It’s easy to go to a church service. In most places, there’s a lot of churches, with plenty of service times to chose from. The crowds are large enough that showing up late (or infrequently), goes unnoticed. The convenience offers the possibility of stepping out of isolation and into intimacy; but rarely does this happen. Cold and calloused hearts are easily covered with a practiced plastic smile.

Churches work hard to create environments like this, and they are strategic, not tragic. The train wreck is when Christians cling to this easy worship. Settling for shallow becomes ritual and habitual.

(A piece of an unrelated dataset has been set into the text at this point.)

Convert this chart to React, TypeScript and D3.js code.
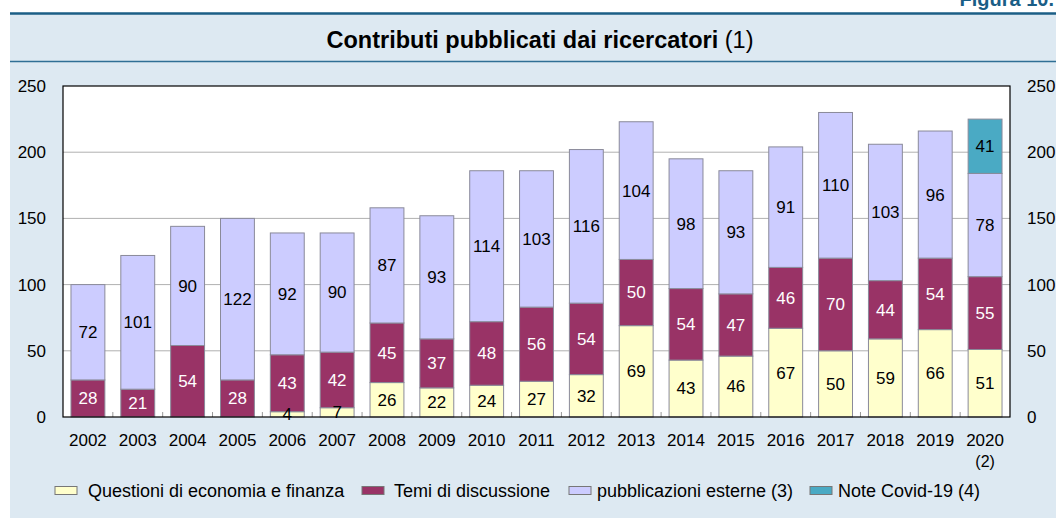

This blizzard may be cold, bitter, painful. But in this sea of the isolated, the lonely are comforted because they neither see another or are seen. They smile. They make small talk. The shield of superficiality keeps them comfortably numb.

Salvation is free, but worship isn’t. God requires everything we have and everything we are. They belong to God, but our responsibility is to give them back, this worship. The old school word for it is sacrifice. Free worship would mean that you don’t give anything to God, there are no examples of this kind of worship in the Bible.

In spite of his many flaws (or maybe because of them), King David knew that worship ought to have a personal cost. He once told a man: “No, I insist on paying you for it. I will not sacrifice to the Lord my God burnt offerings that cost me nothing.” (2Sa24:24)

The context: David made a huge blunder, he needed to offer a sacrifice in a specific place, a piece of land he didn’t own. He could have taken it for free, the owner even offered the land for free.

Jesus told us to count the cost of following him. HOW THE KINGDOM OF GOD IS A MYSTERY! Entrance is absolutely free, membership is absolutely everything.

Neither you, nor I, want our worship to be free, cause that aint worship. It’s something hollow and lonely; folded and faded…a whitewashed tomb.